Xi also repeated a thinly veiled warning over international support for Taiwan. China claims sovereignty over Taiwan and has not ruled out using force if Taipei refuses unification indefinitely.
“Compatriots on both sides of the Strait are one family. No one can sever our blood ties and kinship, and no one can stop the historical trend of national reunification,” Xi said.
Xi has increasingly steered state support for high-tech manufacturing and industry, lifting investment in electric vehicles, batteries, semiconductors and artificial intelligence, while pursuing China-made production of critical technologies.
On Tuesday he highlighted China’s progress in technological self-reliance and breakthroughs in areas including computer chips, AI and space exploration.
A series of policy-easing measures announced by Beijing since September, including some property and stock market support, has been viewed as a sign that the Xi administration is shifting focus to stoking domestic demand.

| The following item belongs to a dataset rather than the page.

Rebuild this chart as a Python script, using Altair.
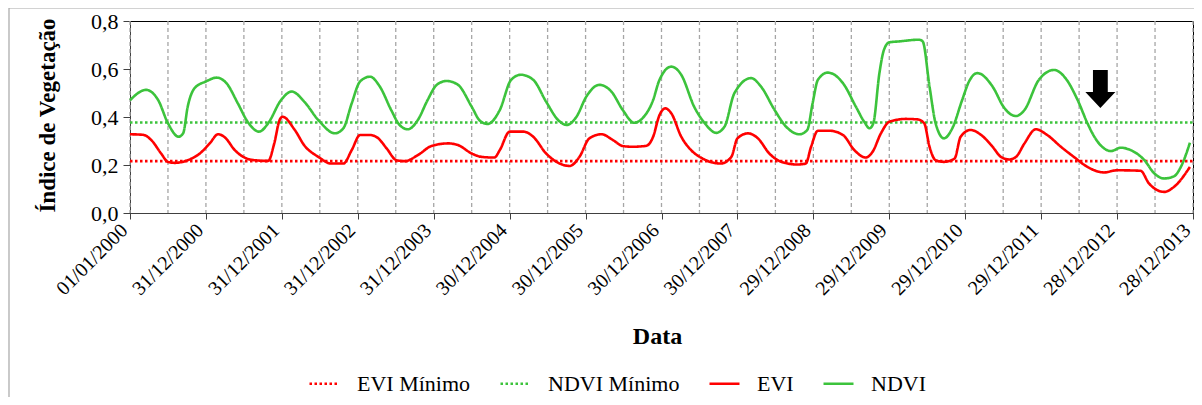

Reflecting those changes, the World Bank last week revised its forecast for China’s GDP growth next year upwards by 0.4 percentage points to 4.5%.
However, China has this year been rocked by a series of mass killings and stabbings that some experts have blamed on rising social strains. Fan Weiqiu, a 62-year-old man, was last week sentenced to death after being found guilty of driving his car into a crowd in Zhuhai, southern China, in November, leaving at least 35 people dead, the country’s worst mass killing in a decade.
Ahead of a series of national holidays Beijing has started to urge local governments to expand the delivery of seasonal cash handouts to people facing economic hardship, including unemployed youth.
Kelvin Lam, an economist at Pantheon Macroeconomics, said while the handouts would not have a significant impact on the broader economy they might shore up social stability and consumption in poorer rural areas.
China’s economic outlook has been further weakened by strained relations with the US.
Under President Joe Biden the US has restricted China’s access to computer chips, clamped down on Chinese investment into the US and ramped up sanctions on Chinese companies for trading with Russia in the wake of the full-scale invasion of Ukraine.
Earlier on Tuesday Xi told Russian leader Vladimir Putin that “strategic co-ordination” between China and Russia continued to reach higher levels under their leadership, according to a New Year message reported by Xinhua, the state news agency.